Il est volontairement incomplet de relever « que 99% des recours contre les projets de construction proviennent des privés et non pas des organisations environnementales ».
Implicitement cela signifie que 1% des recours est le fait des organisations. Comme il s'agit de gros projets, ce sont en fait des milliards de francs d'investissements qui ont été bloqués
et de nombreuses places de travail qui ont été mises en péril. C'est-à-dire que l'effet de levier de ce malheureux 1% est plus important que les 99 autres.
De même est-il volontairement incomplet de dire que « dans plus de 70% des cas (le droit de recours) conduit à des améliorations en faveur de la nature et du patrimoine » puisque, compte tenu du poids de ces organisations, qui sont en réalité des groupes de pression servant des intérêts particuliers, même très particuliers, le droit de recours ne s'exerce pas dans tous les cas, loin de là, devant les tribunaux : auparavant les projets sont soit retirés, soit modifiés. Et quand le droit de recours s'exerce quand même devant les tribunaux, les organisations n'ont pas toujours gain de cause, sinon parfois partiellement seulement.
Le papillon du non à l'initiative reprend la fable selon laquelle c'est la section cantonale zurichoise du parti radical qui est à l'origine de l'initiative contre le droit de
recours. Les opposants ne peuvent ignorer que c'est le jeune valaisan Jacques Nantermod, coordinateur romand du comité d'initiative, qui a proposé aux radicaux de son canton de « lancer
une offensive contre le droit de recours des associations »... en 2003 (voir L'Hebdo du 6 novembre ( ici ).
En dernière page du papillon du non à l'initiative il est fait référence aux organisations qui « s'opposent à la suppression du droit de recours » - on a vu que le terme de suppression est mensonger. Toutes les organisations citées, à l'exception de Suisse Rando, c'est-à-dire 22 associations sur 23, font partie des 30 organisations habilitées à recourir. Il n'est pas inimaginable de penser qu'elles défendent leur fromage...
Enfin le papillon du non à l'initiative affirme que le Conseil fédéral approuve le NON. Les auteurs du papillon font décidément dans l'à-peu-près - et je suis
gentil. En effet que lit-on dans la brochure d'explication du Conseil fédéral ? Ce passage savoureux à propos de l'initiative : « Le 13 septembre 2006, le Conseil fédéral a décidé de
recommander son rejet sans contre-projet. Le 2 mai 2007, il a modifié sa position et décidé de soutenir l'initiative. Les nouvelles dispositions de la loi sur les droits politiques
exigent que le Conseil fédéral ne défende pas de recommandation de vote différente de celle formulée par l'Assemblée fédérale.

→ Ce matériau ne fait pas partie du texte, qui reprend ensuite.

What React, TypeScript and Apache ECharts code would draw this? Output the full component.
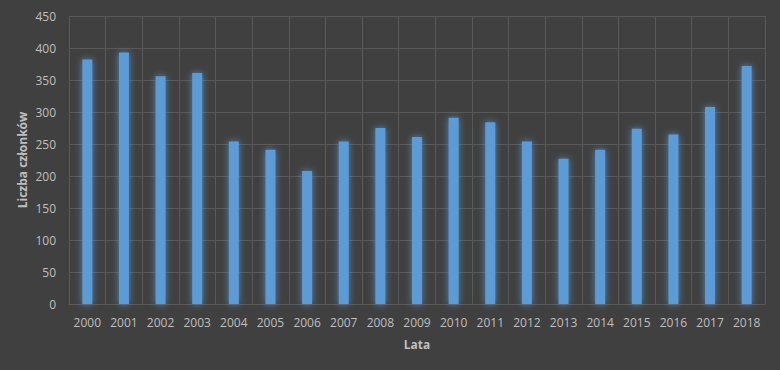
import React, { useEffect, useRef } from "react";
import * as echarts from "echarts";

const years = ["2000","2001","2002","2003","2004","2005","2006","2007","2008","2009","2010","2011","2012","2013","2014","2015","2016","2017","2018"];
const members = [382, 393, 356, 361, 254, 241, 208, 254, 275, 261, 291, 284, 254, 227, 241, 274, 265, 308, 372];
const yTitle = "Liczba członków";
const xTitle = "Lata";

export default function App() {
  const ref = useRef<HTMLDivElement>(null);
  useEffect(() => {
    document.body.style.margin = "0";
    const chart = echarts.init(ref.current!, null, { renderer: "svg" });
    const font = "'Open Sans', 'Liberation Sans', sans-serif";
    chart.setOption({
      animation: false,
      backgroundColor: "#404040",
      textStyle: { fontFamily: font },
      grid: { left: 69, right: 15, top: 16, bottom: 66 },
      xAxis: {
        type: "category",
        data: years,
        name: xTitle,
        nameLocation: "middle",
        nameGap: 34,
        nameTextStyle: { color: "#bfbfbf", fontSize: 12, fontWeight: "bold", fontFamily: font },
        axisLine: { show: true, lineStyle: { color: "#595959", width: 1 } },
        axisTick: { show: false },
        axisLabel: { color: "#bfbfbf", fontSize: 12, margin: 12, fontFamily: font },
        splitLine: { show: true, lineStyle: { color: "#595959", width: 1 } },
      },
      yAxis: {
        type: "value",
        min: 0,
        max: 450,
        interval: 50,
        name: yTitle,
        nameLocation: "middle",
        nameGap: 41,
        nameMoveOverlap: false,
        nameRotate: 90,
        nameTextStyle: { color: "#bfbfbf", fontSize: 12, fontWeight: "bold", fontFamily: font },
        axisLine: { show: false },
        axisTick: { show: false },
        axisLabel: { color: "#bfbfbf", fontSize: 12, margin: 13, fontFamily: font },
        splitLine: { show: true, lineStyle: { color: "#595959", width: 1 } },
      },
      series: [
        {
          type: "bar",
          data: members,
          barWidth: 10,
          itemStyle: {
            color: "#5b9bd5",
            shadowBlur: 7,
            shadowColor: "rgba(91,155,213,0.8)",
          },
        },
      ],
    });
    return () => chart.dispose();
  }, []);
  return <div ref={ref} style={{ width: 780, height: 370 }} />;
}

Le Parlement a rejeté l'initiative. Le Conseil fédéral se rallie au
vote du Parlement » . Parce qu'il ne peut pas faire autrement...Quelle référence !
Cette initiative est une occasion pour les citoyens de montrer qui commande : le peuple ou les organisations.
Francis Richard
Résultat de la votation du 30 novembre sur le "Droit de recours des organisations : Asssez
d'obstructionnisme - Plus de croissance pour la Suisse" : l'initiative est rejetée par 66% des voix ( ici ).